>> begin Dataset extract

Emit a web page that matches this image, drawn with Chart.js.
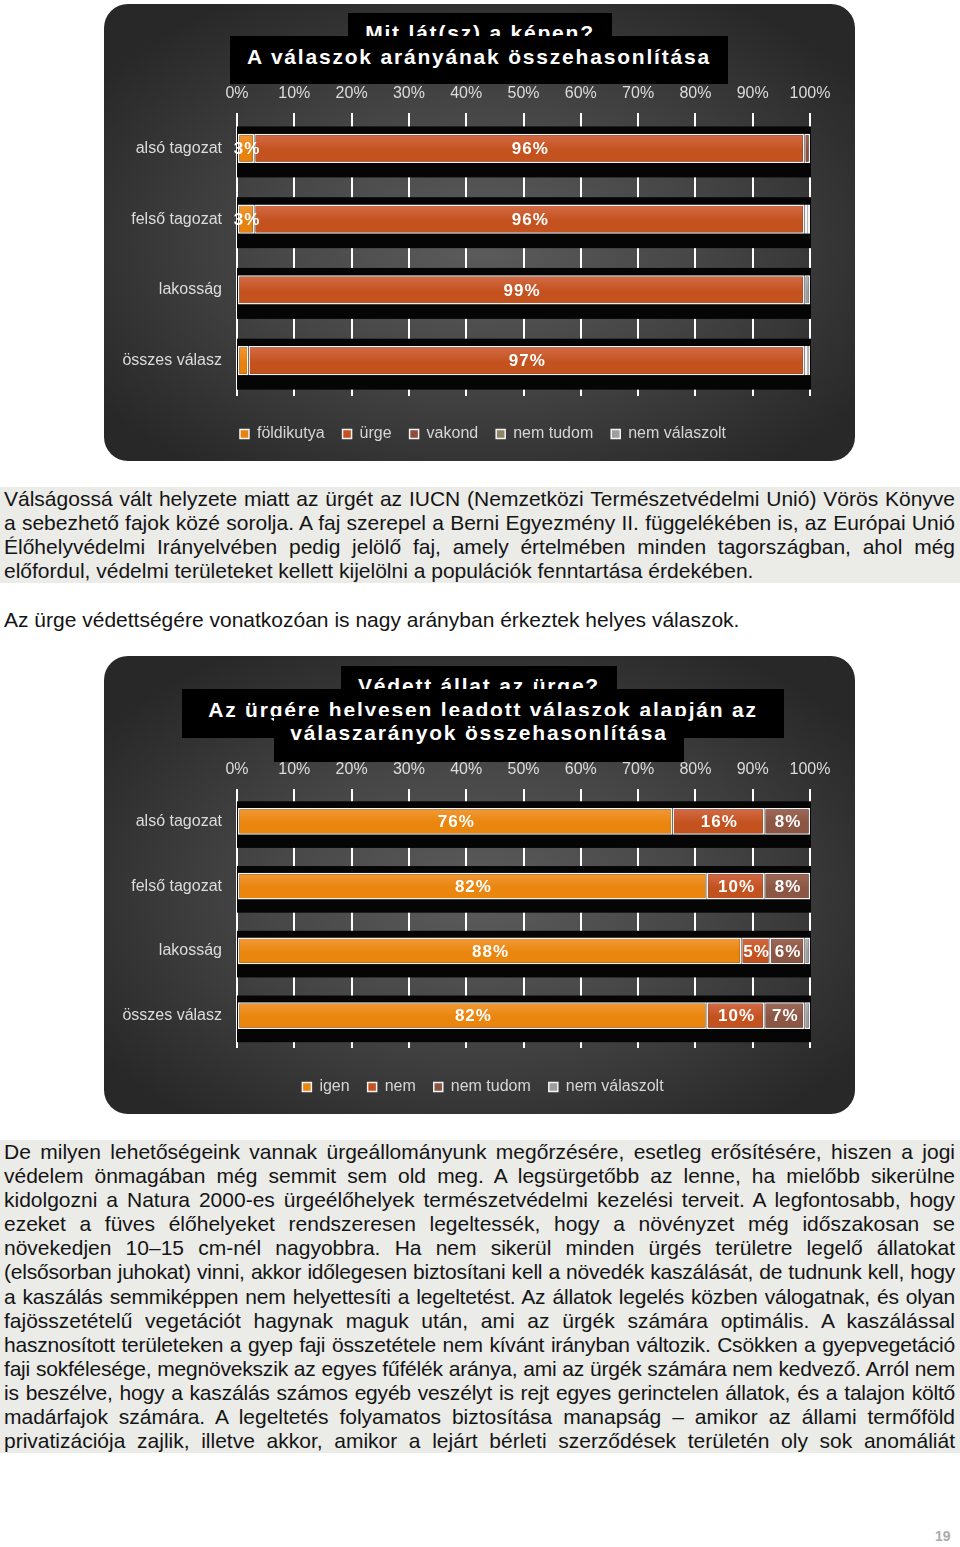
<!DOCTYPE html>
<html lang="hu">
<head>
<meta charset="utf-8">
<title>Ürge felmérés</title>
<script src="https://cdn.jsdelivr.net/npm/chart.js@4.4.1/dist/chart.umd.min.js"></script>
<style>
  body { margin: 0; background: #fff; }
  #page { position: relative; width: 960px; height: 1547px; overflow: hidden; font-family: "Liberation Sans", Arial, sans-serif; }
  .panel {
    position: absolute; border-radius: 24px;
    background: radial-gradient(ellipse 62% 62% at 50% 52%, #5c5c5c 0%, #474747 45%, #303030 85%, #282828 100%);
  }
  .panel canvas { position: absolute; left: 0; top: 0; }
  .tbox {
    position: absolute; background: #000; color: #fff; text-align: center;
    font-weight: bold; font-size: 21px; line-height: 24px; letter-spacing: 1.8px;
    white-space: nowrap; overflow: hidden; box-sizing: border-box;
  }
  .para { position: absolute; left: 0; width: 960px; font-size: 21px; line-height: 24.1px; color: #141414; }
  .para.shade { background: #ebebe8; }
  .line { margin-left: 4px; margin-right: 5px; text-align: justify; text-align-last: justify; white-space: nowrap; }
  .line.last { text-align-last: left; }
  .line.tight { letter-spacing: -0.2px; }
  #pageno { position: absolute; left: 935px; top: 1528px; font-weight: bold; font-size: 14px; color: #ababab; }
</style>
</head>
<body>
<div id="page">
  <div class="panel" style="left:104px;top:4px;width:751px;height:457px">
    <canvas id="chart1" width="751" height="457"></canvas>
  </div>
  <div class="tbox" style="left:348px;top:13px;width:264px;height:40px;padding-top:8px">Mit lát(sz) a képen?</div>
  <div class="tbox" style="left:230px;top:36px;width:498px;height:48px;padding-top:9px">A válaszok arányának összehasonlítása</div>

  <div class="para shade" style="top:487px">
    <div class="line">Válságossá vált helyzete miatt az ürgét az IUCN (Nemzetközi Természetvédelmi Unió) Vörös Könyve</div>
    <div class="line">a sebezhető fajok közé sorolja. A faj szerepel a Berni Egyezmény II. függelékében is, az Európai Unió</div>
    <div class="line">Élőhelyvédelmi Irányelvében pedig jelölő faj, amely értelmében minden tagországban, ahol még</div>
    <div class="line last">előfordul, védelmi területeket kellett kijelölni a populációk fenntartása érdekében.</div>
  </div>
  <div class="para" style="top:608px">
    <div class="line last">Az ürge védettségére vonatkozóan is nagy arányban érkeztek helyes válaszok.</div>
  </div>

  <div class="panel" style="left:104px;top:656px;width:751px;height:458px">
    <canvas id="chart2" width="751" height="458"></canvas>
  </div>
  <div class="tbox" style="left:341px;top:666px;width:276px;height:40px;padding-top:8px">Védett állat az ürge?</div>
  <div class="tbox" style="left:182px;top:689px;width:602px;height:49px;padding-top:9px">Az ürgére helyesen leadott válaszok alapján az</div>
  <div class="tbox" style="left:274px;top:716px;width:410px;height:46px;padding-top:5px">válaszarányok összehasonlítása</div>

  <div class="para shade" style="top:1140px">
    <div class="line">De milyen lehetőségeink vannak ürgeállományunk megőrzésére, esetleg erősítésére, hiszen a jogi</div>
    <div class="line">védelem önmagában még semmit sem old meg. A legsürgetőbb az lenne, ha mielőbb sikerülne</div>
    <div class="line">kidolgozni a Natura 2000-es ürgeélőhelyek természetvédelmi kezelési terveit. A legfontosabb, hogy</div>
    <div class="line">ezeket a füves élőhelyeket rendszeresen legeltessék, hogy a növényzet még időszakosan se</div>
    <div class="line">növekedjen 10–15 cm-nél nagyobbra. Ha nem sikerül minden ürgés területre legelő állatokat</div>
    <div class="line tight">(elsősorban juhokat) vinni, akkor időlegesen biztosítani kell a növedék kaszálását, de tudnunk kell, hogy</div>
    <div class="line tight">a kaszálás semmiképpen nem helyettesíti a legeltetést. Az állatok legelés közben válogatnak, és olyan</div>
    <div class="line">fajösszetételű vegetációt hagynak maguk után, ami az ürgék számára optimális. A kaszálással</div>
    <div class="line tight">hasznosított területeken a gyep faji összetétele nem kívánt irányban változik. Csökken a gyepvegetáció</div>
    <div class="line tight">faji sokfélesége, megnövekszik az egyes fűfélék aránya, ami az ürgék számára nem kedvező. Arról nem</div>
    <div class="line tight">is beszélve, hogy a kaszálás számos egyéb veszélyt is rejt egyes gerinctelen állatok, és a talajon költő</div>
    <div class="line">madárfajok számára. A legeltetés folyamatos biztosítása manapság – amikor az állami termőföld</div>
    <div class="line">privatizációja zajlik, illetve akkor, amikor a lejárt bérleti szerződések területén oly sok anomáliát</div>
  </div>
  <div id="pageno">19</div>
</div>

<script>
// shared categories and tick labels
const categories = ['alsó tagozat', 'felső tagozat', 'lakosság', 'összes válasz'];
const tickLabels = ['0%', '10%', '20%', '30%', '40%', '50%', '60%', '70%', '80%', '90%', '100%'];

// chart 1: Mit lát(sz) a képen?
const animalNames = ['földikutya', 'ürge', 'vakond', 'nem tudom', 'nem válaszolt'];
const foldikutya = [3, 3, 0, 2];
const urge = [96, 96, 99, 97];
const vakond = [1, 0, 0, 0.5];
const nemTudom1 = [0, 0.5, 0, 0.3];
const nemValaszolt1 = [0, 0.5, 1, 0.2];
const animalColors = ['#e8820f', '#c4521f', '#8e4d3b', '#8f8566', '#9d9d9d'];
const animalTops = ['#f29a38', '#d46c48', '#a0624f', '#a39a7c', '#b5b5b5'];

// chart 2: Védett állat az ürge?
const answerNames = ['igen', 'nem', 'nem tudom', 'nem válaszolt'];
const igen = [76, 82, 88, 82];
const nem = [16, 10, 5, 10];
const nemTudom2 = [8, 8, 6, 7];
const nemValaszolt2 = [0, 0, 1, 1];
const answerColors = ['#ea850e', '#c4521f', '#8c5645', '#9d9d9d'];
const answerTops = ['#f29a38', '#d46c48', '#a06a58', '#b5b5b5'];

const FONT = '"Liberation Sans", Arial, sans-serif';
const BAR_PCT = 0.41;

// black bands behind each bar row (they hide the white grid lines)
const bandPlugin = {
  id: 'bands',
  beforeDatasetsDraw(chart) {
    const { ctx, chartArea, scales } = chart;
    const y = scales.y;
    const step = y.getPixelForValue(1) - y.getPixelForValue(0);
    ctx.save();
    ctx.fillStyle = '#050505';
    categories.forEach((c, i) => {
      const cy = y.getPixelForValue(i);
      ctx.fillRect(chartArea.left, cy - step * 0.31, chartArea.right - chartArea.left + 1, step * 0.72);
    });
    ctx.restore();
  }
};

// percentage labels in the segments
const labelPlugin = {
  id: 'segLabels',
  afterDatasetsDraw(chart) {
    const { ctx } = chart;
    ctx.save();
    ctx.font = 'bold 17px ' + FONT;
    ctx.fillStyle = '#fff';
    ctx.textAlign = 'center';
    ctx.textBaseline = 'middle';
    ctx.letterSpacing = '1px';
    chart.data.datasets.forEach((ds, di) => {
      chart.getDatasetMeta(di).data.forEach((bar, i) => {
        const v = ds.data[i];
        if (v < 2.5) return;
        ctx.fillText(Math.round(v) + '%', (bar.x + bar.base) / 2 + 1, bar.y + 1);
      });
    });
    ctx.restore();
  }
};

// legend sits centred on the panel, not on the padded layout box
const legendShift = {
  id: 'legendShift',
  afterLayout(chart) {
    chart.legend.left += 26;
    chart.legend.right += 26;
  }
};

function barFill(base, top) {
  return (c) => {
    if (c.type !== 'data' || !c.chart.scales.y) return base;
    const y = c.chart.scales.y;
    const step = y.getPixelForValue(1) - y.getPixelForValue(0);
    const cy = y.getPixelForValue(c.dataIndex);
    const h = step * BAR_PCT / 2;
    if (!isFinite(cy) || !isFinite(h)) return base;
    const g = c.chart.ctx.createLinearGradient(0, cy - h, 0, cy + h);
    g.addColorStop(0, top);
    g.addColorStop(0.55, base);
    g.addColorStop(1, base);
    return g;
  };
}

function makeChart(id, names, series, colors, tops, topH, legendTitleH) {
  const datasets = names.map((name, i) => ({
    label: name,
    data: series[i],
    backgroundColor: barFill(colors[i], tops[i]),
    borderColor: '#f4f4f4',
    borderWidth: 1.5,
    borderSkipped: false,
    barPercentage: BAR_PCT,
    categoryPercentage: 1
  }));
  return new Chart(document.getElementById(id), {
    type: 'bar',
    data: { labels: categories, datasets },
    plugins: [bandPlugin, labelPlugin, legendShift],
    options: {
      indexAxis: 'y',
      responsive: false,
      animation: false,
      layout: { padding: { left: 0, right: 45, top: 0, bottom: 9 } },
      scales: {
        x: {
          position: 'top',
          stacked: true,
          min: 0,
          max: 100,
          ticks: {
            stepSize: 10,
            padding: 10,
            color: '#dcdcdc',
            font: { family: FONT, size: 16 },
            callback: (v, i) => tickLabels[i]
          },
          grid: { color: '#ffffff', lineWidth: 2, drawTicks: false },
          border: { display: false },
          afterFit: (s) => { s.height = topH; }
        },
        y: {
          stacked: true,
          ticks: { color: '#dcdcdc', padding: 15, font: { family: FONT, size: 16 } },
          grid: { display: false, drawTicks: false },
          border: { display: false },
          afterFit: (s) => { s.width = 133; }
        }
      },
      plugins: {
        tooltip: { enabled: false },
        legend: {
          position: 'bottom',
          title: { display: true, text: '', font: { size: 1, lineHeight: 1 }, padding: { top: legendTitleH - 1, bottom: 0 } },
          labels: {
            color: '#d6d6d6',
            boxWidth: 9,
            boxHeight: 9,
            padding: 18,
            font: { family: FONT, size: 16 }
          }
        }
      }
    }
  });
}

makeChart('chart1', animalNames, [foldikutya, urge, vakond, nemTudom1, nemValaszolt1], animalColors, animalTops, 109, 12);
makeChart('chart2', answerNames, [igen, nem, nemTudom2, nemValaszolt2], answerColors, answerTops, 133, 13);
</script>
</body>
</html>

>> end Dataset extract
>> begin Dataset extract

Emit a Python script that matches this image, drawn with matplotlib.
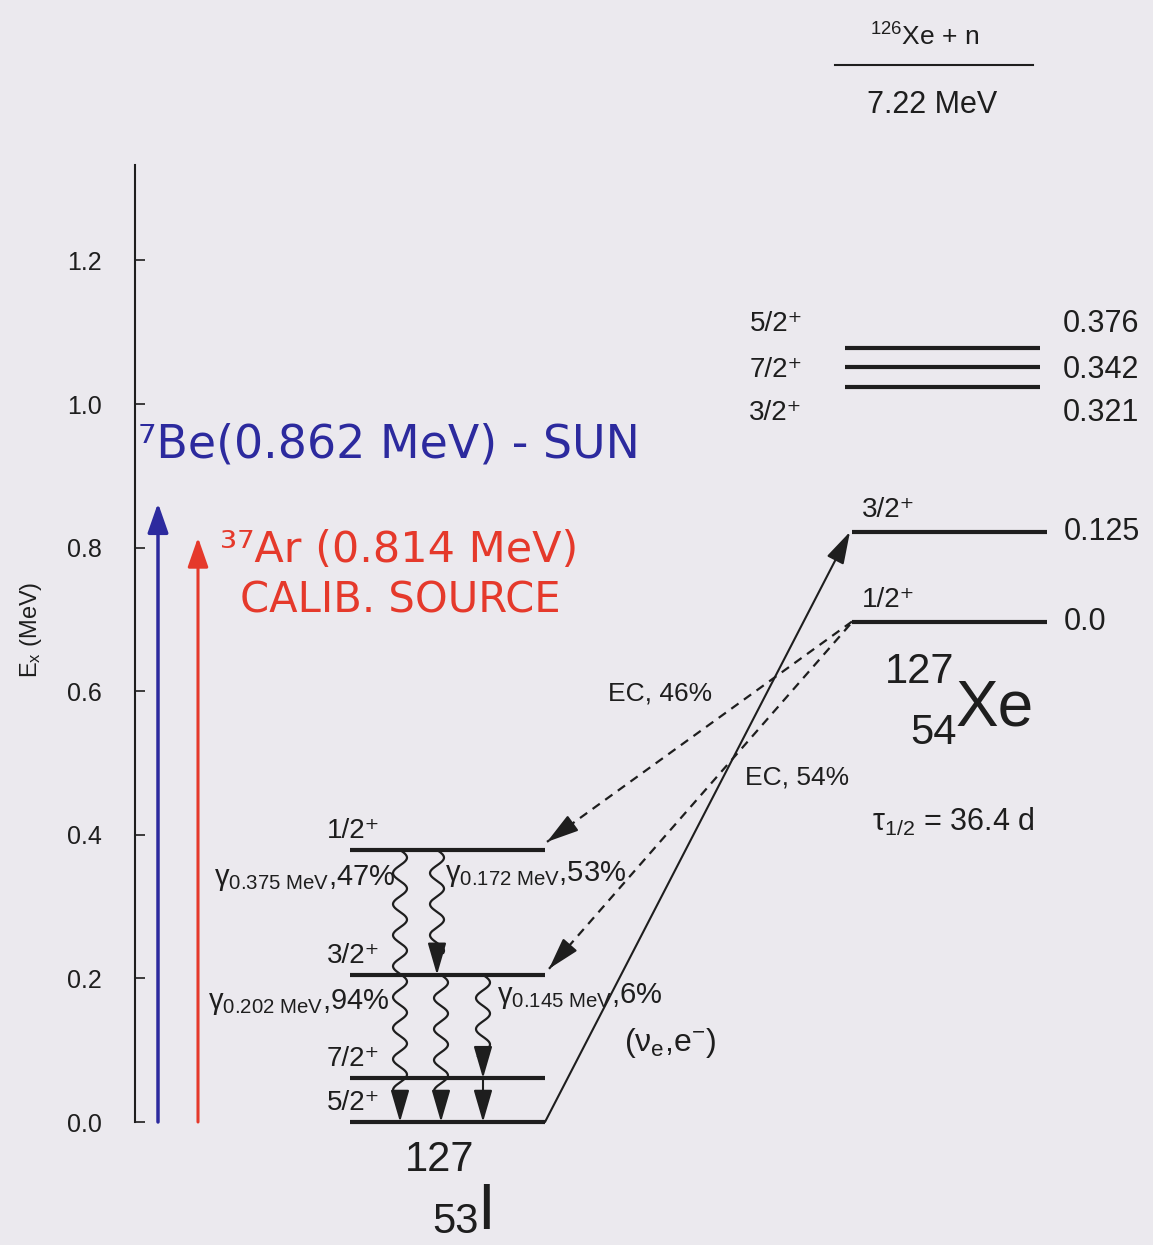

>> end Dataset extract

Description of the task: Across the material above, how many lines include the string "matches"? Only the number is wanted.

Result of the exercise: 2